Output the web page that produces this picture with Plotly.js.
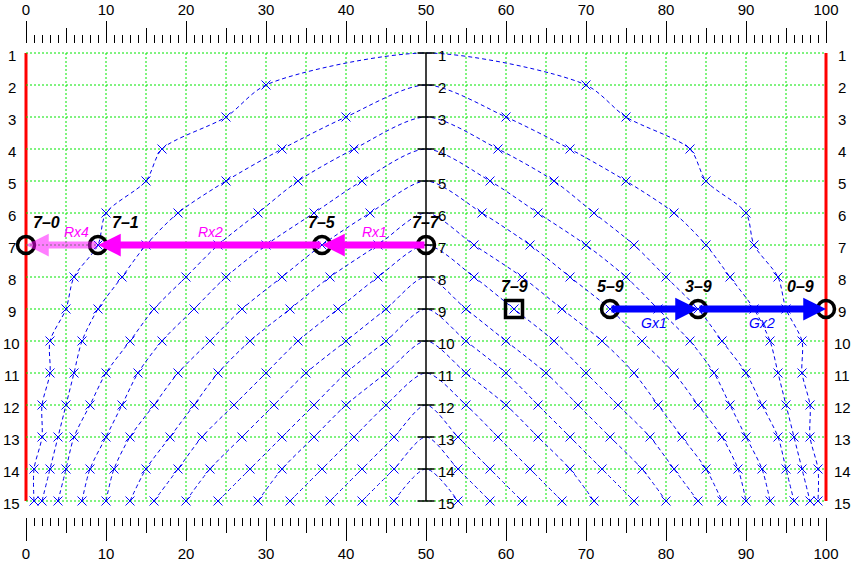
<!DOCTYPE html>
<html>
<head>
<meta charset="utf-8">
<script src="https://cdn.plot.ly/plotly-3.0.1.min.js"></script>
<style>html,body{margin:0;padding:0;background:#fff;}#chart{width:853px;height:563px;}</style>
</head>
<body>
<div id="chart"></div>
<script>
// rows (y values) and left-half x values of each curve; curve k starts at row k on the centre line
const rows = [1,2,3,4,5,6,7,8,9,10,11,12,13,14,15];
const c1  = [50,30,25,17,15,10,9,6,5,3,3,2,2,1,1];
const c2  = [50,40,32,25,19,15,12,9,7,6,5,4,3,2];
const c3  = [50,41,34,29,24,20,16,13,10,8,6,5,4];
const c4  = [50,42,36,30,25,21,17,14,12,10,8,7];
const c5  = [50,43,37,32,27,23,19,16,13,11,10];
const c6  = [50,44,38,33,28,24,21,18,15,13];
const c7  = [50,44,39,34,30,26,22,19,16];
const c8  = [50,45,40,35,31,27,23,20];
const c9  = [50,45,40,36,32,28,24];
const c10 = [50,45,40,36,32,29];
const c11 = [50,45,41,37,33];
const c12 = [50,46,42,38];
const c13 = [50,46,42];
const c14 = [50,46];
const curves = [c1,c2,c3,c4,c5,c6,c7,c8,c9,c10,c11,c12,c13,c14];

const xMin = 0, xMax = 100, xCenter = 50;
const gridX = [5,10,15,20,25,30,35,40,45,55,60,65,70,75,80,85,90,95];

// highlighted states
const hlLabels = ['7–0','7–1','7–5','7–7','7–9','5–9','3–9','0–9'];
const hlRow    = [7,7,7,7,9,9,9,9];
const hlCurve  = [0,1,5,7,7,5,3,0];
const hlSide   = ['L','L','L','L','R','R','R','R'];
const hlSymbol = ['circle-open','circle-open','circle-open','circle-open','square-open','circle-open','circle-open','circle-open'];
const hlXShift = [20,27,0,0,0,0,0,-26];

// arrows between highlighted states (indices into hl arrays)
const arrLabels = ['Rx1','Rx2','Rx4','Gx1','Gx2'];
const arrFrom   = [3,2,1,5,6];
const arrTo     = [2,1,0,6,7];
const arrColor  = ['#ff00ff','#ff00ff','rgba(255,0,255,0.5)','#0000ff','#0000ff'];
const arrLabelColor = ['#ff00ff','#ff00ff','#ff00ff','#0000ff','#0000ff'];
const arrLabelShiftX = [0,0,14,0,0];
const arrLabelShiftY = [13,13,13,-14,-14];

const FONT = 'Liberation Sans, Arial, Helvetica, sans-serif';
const yRange = [15.5, 1-9/32];

function leftX(curve,row){
  if(curve===0) return xMin;
  const arr = curves[curve-1];
  return arr[row-curve];
}
function xOf(curve,row,side){
  if(curve===0) return side==='L'?xMin:xMax;
  const v = leftX(curve,row);
  return side==='L'? v : (xMax - v);
}
function rowToPaper(r){ return (yRange[0]-r)/(yRange[0]-yRange[1]); }

const traces = [];
const mx = [], my = [];
curves.forEach((arr,i)=>{
  const start = i+1;
  const xs=[], ys=[];
  for(let j=arr.length-1;j>=0;j--){ xs.push(arr[j]); ys.push(start+j); }
  for(let j=1;j<arr.length;j++){ xs.push(xMax-arr[j]); ys.push(start+j); }
  traces.push({x:xs,y:ys,type:'scatter',mode:'lines',hoverinfo:'skip',
    line:{color:'#0000ee',width:1,dash:'4px,3px',shape:'spline',smoothing:0.8}});
  for(let j=1;j<arr.length;j++){
    mx.push(arr[j]); my.push(start+j);
    mx.push(xMax-arr[j]); my.push(start+j);
  }
});
traces.push({x:mx,y:my,type:'scatter',mode:'markers',hoverinfo:'skip',
  marker:{symbol:'x-thin',size:9,color:'#0000ff',line:{color:'#0000ff',width:1}}});

// anchor traces for the overlay tick axes (invisible)
['x2','x3'].forEach(a=>traces.push({x:[xMin,xMax],y:[rows[0],rows[0]],xaxis:a,yaxis:'y',type:'scatter',mode:'lines',
  hoverinfo:'skip',line:{color:'rgba(0,0,0,0)',width:0}}));

// highlighted states
const hx = hlLabels.map((l,i)=>xOf(hlCurve[i],hlRow[i],hlSide[i]));
traces.push({x:hx,y:hlRow,xaxis:'x4',yaxis:'y',type:'scatter',mode:'markers',hoverinfo:'skip',cliponaxis:false,
  marker:{symbol:hlSymbol,size:17,color:'#000',line:{color:'#000',width:3.5}}});

const shapes = [];
gridX.forEach(g=>shapes.push({type:'line',xref:'x',yref:'y',x0:g,x1:g,y0:rows[0],y1:rows[rows.length-1],layer:'below',
  line:{color:'#00e600',width:1,dash:'2px,2px'}}));
rows.forEach(r=>shapes.push({type:'line',xref:'x',yref:'y',x0:xMin,x1:xMax,y0:r,y1:r,layer:'below',
  line:{color:'#00e600',width:1,dash:'2px,2px'}}));
// red borders (paper refs so that they are not clipped)
[0,1].forEach(p=>shapes.push({type:'line',xref:'paper',yref:'paper',x0:p,x1:p,
  y0:rowToPaper(rows[0]),y1:rowToPaper(rows[rows.length-1]),layer:'below',line:{color:'#ff0000',width:3}}));
// centre axis
shapes.push({type:'line',xref:'x',yref:'y',x0:xCenter,x1:xCenter,y0:rows[0],y1:rows[rows.length-1],layer:'above',
  line:{color:'#000',width:1.5}});
rows.forEach(r=>shapes.push({type:'line',xref:'x',yref:'y',x0:xCenter-1.06,x1:xCenter+1.06,y0:r,y1:r,layer:'above',
  line:{color:'#000',width:1.5}}));

const ann = [];
const tf = {family:FONT,size:15,color:'#000'};
rows.forEach(r=>{
  ann.push({xref:'paper',yref:'y',x:(12-26)/800,y:r,text:String(r),showarrow:false,xanchor:'center',yanchor:'middle',yshift:-2,font:tf});
  ann.push({xref:'paper',yref:'y',x:(842-26)/800,y:r,text:String(r),showarrow:false,xanchor:'center',yanchor:'middle',yshift:-2,font:tf});
  ann.push({xref:'x',yref:'y',x:xCenter+1.2,y:r,text:String(r),showarrow:false,xanchor:'left',yanchor:'middle',yshift:-2,font:tf});
});
arrLabels.forEach((l,i)=>{
  const f = arrFrom[i], t = arrTo[i];
  ann.push({xref:'x',yref:'y',axref:'x',ayref:'y',x:hx[t],y:hlRow[t],ax:hx[f],ay:hlRow[f],text:'',showarrow:true,
    arrowhead:2,arrowsize:0.65,arrowwidth:7,arrowcolor:arrColor[i],standoff:0});
});
arrLabels.forEach((l,i)=>{
  const f = arrFrom[i], t = arrTo[i];
  ann.push({xref:'x',yref:'y',x:(hx[f]+hx[t])/2,y:hlRow[t],text:l,showarrow:false,xshift:arrLabelShiftX[i],yshift:arrLabelShiftY[i],
    font:{family:FONT,size:14,color:arrLabelColor[i],style:'italic'}});
});
hlLabels.forEach((l,i)=>{
  ann.push({xref:'x',yref:'y',x:hx[i],y:hlRow[i],text:l,showarrow:false,xshift:hlXShift[i],yshift:23,
    font:{family:FONT,size:16,color:'#000',weight:'bold',style:'italic'}});
});

const baseX = {range:[xMin,xMax],showgrid:false,zeroline:false,showline:false,ticks:'outside',tickcolor:'#000',tickwidth:1,
  tick0:0,fixedrange:true,tickfont:tf};
const layout = {
  width:853,height:563,margin:{l:26,r:27,t:44,b:46,pad:0},
  paper_bgcolor:'#fff',plot_bgcolor:'#fff',showlegend:false,
  xaxis:Object.assign({},baseX,{side:'bottom',dtick:10,ticklen:23,
    minor:{dtick:1,tick0:0,ticks:'outside',ticklen:8,tickwidth:1,tickcolor:'#000',showgrid:false}}),
  xaxis2:Object.assign({},baseX,{side:'top',overlaying:'x',anchor:'y',dtick:10,ticklen:22,
    minor:{dtick:1,tick0:0,ticks:'outside',ticklen:8,tickwidth:1,tickcolor:'#000',showgrid:false}}),
  xaxis3:Object.assign({},baseX,{side:'bottom',overlaying:'x',anchor:'y',dtick:5,ticklen:15,showticklabels:false}),
  xaxis4:Object.assign({},baseX,{side:'top',overlaying:'x',anchor:'y',dtick:5,ticklen:15,showticklabels:false}),
  yaxis:{range:yRange,showgrid:false,zeroline:false,showline:false,ticks:'',showticklabels:false,fixedrange:true},
  shapes:shapes,annotations:ann
};
Plotly.newPlot('chart',traces,layout,{displayModeBar:false,staticPlot:true});
</script>
</body>
</html>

**Exercise details:**
Within the listing above, find every line containing the string "that" and return it.

**Exercise result:**
Output the web page that produces this picture with Plotly.js.
// red borders (paper refs so that they are not clipped)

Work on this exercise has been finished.